Date of Award

1980

Degree Type

Thesis

Degree Name

Master of Science (MS)

Department

Pharmaceutical Sciences

First Advisor

David R. DeFanti

Abstract

The capabilities and the limitations involved in applying commercially prepared Radioimmunoassay (RIA) Kits, for testosterone (T) and estrogen (E) , for the purpose of identifying the sexual origin of a bloodstain were examined. A total of forty whole blood samples were obtained from equal numbers of young healthy male and female volunteers. Bloodstains were prepared by absorbing these blood samples onto 2 X 2 cm squares of white cotton linen.
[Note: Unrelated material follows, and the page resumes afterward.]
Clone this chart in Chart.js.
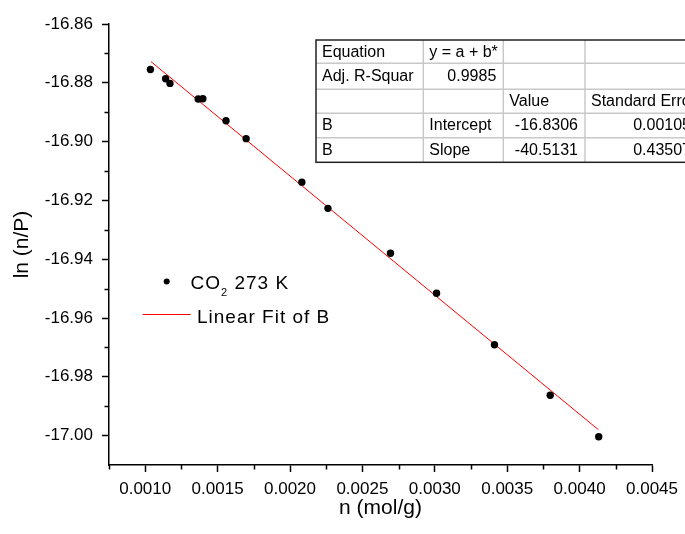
<!DOCTYPE html>
<html><head><meta charset="utf-8">
<script src="https://cdn.jsdelivr.net/npm/chart.js@4.4.1/dist/chart.umd.min.js"></script>
<style>html,body{margin:0;padding:0;background:#fff}canvas{display:block}</style>
</head><body>
<canvas id="c" width="685" height="534"></canvas>
<script>
// ---- data ----
const nValues  = [0.001036, 0.001141, 0.001171, 0.001366, 0.001398, 0.001558, 0.001697,
                  0.002082, 0.002262, 0.002694, 0.003012, 0.003412, 0.003797, 0.004132];
const lnValues = [-16.8755, -16.8786, -16.8802, -16.8855, -16.8854, -16.8929, -16.8990,
                  -16.9138, -16.9227, -16.9380, -16.9516, -16.9691, -16.9863, -17.0004];
const fitN  = [0.00104, 0.00413];
const fitLn = [-16.8728, -16.9980];
const xMajorTicks = [0.0010, 0.0015, 0.0020, 0.0025, 0.0030, 0.0035, 0.0040, 0.0045];
const xMinorTicks = [0.00075, 0.00125, 0.00175, 0.00225, 0.00275, 0.00325, 0.00375, 0.00425];
const yMajorTicks = [-16.86, -16.88, -16.90, -16.92, -16.94, -16.96, -16.98, -17.00];
const yMinorTicks = [-16.87, -16.89, -16.91, -16.93, -16.95, -16.97, -16.99];
const seriesLabel = ['CO', '2', ' 273 K'];
const fitLabel = 'Linear Fit of B';
const xTitle = 'n (mol/g)';
const yTitle = 'ln (n/P)';
const tableRows = [
  ['Equation', 'y = a + b*', '', ''],
  ['Adj. R-Squar', '0.9985', '', ''],
  ['', '', 'Value', 'Standard Error'],
  ['B', 'Intercept', '-16.8306', '0.00105'],
  ['B', 'Slope', '-40.5131', '0.43507']
];

const FONT = "'Liberation Sans', Arial, sans-serif";
Chart.defaults.font.family = FONT;
Chart.defaults.color = '#000';

const bgPlugin = {
  id: 'bg',
  beforeDraw(chart) {
    const ctx = chart.ctx;
    ctx.save(); ctx.fillStyle = '#fff'; ctx.fillRect(0, 0, chart.width, chart.height); ctx.restore();
  }
};

const extrasPlugin = {
  id: 'extras',
  afterDraw(chart) {
    const ctx = chart.ctx;
    const x = chart.scales.x, y = chart.scales.y;
    ctx.save();
    // minor ticks
    ctx.strokeStyle = '#000'; ctx.lineWidth = 1.5;
    xMinorTicks.forEach(v => {
      const px = Math.round(x.getPixelForValue(v)) + 0.5;
      ctx.beginPath(); ctx.moveTo(px, x.top); ctx.lineTo(px, x.top + 4.5); ctx.stroke();
    });
    yMinorTicks.forEach(v => {
      const py = Math.round(y.getPixelForValue(v)) + 0.5;
      ctx.beginPath(); ctx.moveTo(y.right, py); ctx.lineTo(y.right - 4.5, py); ctx.stroke();
    });

    // legend
    ctx.fillStyle = '#000';
    ctx.beginPath(); ctx.arc(166.7, 281.5, 3, 0, Math.PI * 2); ctx.fill();
    ctx.textBaseline = 'alphabetic'; ctx.textAlign = 'left';
    ctx.letterSpacing = '1px';
    ctx.font = '19px ' + FONT;
    let tx = 190.5;
    ctx.fillText(seriesLabel[0], tx, 288.5);
    tx += ctx.measureText(seriesLabel[0]).width;
    ctx.font = '11px ' + FONT;
    ctx.fillText(seriesLabel[1], tx, 296);
    tx += ctx.measureText(seriesLabel[1]).width;
    ctx.font = '19px ' + FONT;
    ctx.fillText(seriesLabel[2], tx, 288.5);
    ctx.strokeStyle = '#ff0000'; ctx.lineWidth = 1;
    ctx.beginPath(); ctx.moveTo(142.7, 314.5); ctx.lineTo(190.7, 314.5); ctx.stroke();
    ctx.fillText(fitLabel, 197, 323);
    ctx.letterSpacing = '0px';

    // table
    const colEdges = [316, 423.3, 503.3, 585, 698];
    const rowEdges = [40, 63.3, 89.3, 113.3, 137.7, 162.3];
    ctx.fillStyle = '#fff';
    ctx.fillRect(colEdges[0], rowEdges[0], colEdges[4] - colEdges[0], rowEdges[5] - rowEdges[0]);
    ctx.strokeStyle = '#c8c8c8'; ctx.lineWidth = 1.5;
    for (let i = 1; i < rowEdges.length - 1; i++) {
      ctx.beginPath(); ctx.moveTo(colEdges[0], rowEdges[i]); ctx.lineTo(colEdges[4], rowEdges[i]); ctx.stroke();
    }
    for (let j = 1; j < colEdges.length - 1; j++) {
      ctx.beginPath(); ctx.moveTo(colEdges[j], rowEdges[0]); ctx.lineTo(colEdges[j], rowEdges[5]); ctx.stroke();
    }
    ctx.strokeStyle = '#222'; ctx.lineWidth = 1.5;
    ctx.strokeRect(colEdges[0], rowEdges[0], colEdges[4] - colEdges[0], rowEdges[5] - rowEdges[0]);
    ctx.font = '16px ' + FONT;
    ctx.fillStyle = '#000';
    ctx.textBaseline = 'middle';
    tableRows.forEach((row, i) => {
      const cy = (rowEdges[i] + rowEdges[i + 1]) / 2 + 0.5;
      row.forEach((txt, j) => {
        if (!txt) return;
        ctx.save();
        ctx.beginPath();
        ctx.rect(colEdges[j], rowEdges[i], colEdges[j + 1] - colEdges[j], rowEdges[i + 1] - rowEdges[i]);
        ctx.clip();
        const numeric = /^-?\d/.test(txt);
        if (numeric) { ctx.textAlign = 'right'; ctx.fillText(txt, colEdges[j + 1] - 7, cy); }
        else { ctx.textAlign = 'left'; ctx.fillText(txt, colEdges[j] + 6, cy); }
        ctx.restore();
      });
    });
    ctx.restore();
  }
};

const majorSet = (arr) => arr.map(v => ({ value: v }));

new Chart(document.getElementById('c'), {
  type: 'scatter',
  data: {
    datasets: [
      {
        label: 'CO2 273 K',
        data: nValues.map((v, i) => ({ x: v, y: lnValues[i] })),
        backgroundColor: '#000', borderColor: '#000',
        pointRadius: 3.7, pointHoverRadius: 3.7, pointBorderWidth: 0
      },
      {
        label: fitLabel,
        data: fitN.map((v, i) => ({ x: v, y: fitLn[i] })),
        showLine: true, borderColor: '#ff0000', borderWidth: 1,
        pointRadius: 0, pointHoverRadius: 0, fill: false
      }
    ]
  },
  options: {
    responsive: false, animation: false,
    layout: { padding: { top: 24, right: 29, left: 0, bottom: 0 } },
    plugins: { legend: { display: false }, tooltip: { enabled: false } },
    scales: {
      x: {
        type: 'linear', min: 0.00075, max: 0.0045,
        afterFit(s) { s.height = 69; },
        afterBuildTicks(s) { s.ticks = majorSet(xMajorTicks); },
        border: { display: true, color: '#000', width: 1.5 },
        grid: { drawOnChartArea: false, drawTicks: true, tickLength: 7, tickColor: '#000', tickWidth: 1.5 },
        ticks: { autoSkip: false, maxRotation: 0, padding: 7, font: { size: 17 }, color: '#000',
                 callback: (v) => Number(v).toFixed(4) },
        title: { display: true, text: xTitle, font: { size: 21 }, color: '#000', padding: { top: 0, bottom: 13 } }
      },
      y: {
        type: 'linear', min: -17.01, max: -16.86,
        afterFit(s) { s.width = 109; },
        afterBuildTicks(s) { s.ticks = majorSet(yMajorTicks); },
        border: { display: true, color: '#000', width: 1.5 },
        grid: { drawOnChartArea: false, drawTicks: true, tickLength: 7, tickColor: '#000', tickWidth: 1.5 },
        ticks: { autoSkip: false, padding: 9, font: { size: 17 }, color: '#000',
                 callback: (v) => Number(v).toFixed(2) },
        title: { display: true, text: yTitle, font: { size: 21 }, color: '#000', padding: { top: 10, bottom: 0 } }
      }
    }
  },
  plugins: [bgPlugin, extrasPlugin]
});
</script>
</body></html>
Two separate studies were conducted using these stains. Both studies examined the fractional recovery of T and E when extracted with diethyl ether, the ability of the RIA method to detect T and E present in the extract at three bloodstain ages (2, 30, and 60 days after preparation) and whether a T:E ratio could be utilized as a basis for discriminating between male and female bloodstain samples. The difference between the studies lies in the prior knowledge of the sex of each individual blood sample. In the first study the sex of each blood sample was known, (open study), whereas in the second study the individual sex was not known but the number of each sex was known (single-blind study). A cross-reactivity study was performed to determine the direct interference of several commonly used synthetic steroids with the RIAs. Significant amounts of T and E were detected in extracts of most bloodstains. Both the open and single-blind studies showed that there is a significant difference between male and female T:E ratios 3nd that this difference tends to diminish as the bloodstain age increases. The single blind study also showed this method to be at least 70% accurate when the bloodstain is 2 days old. Cross-reactivity studies showed only one of the synthetic steroids tested reacted significantly with the estradiol antiserum. All other tests showed no significant cross-reactivity of the synthetic steroids tested with either the estradiol or testosterone antiseras. RIA of testosterone and estrogens in bloodstains is of practical value in determining the sexual origin of a bloodstain.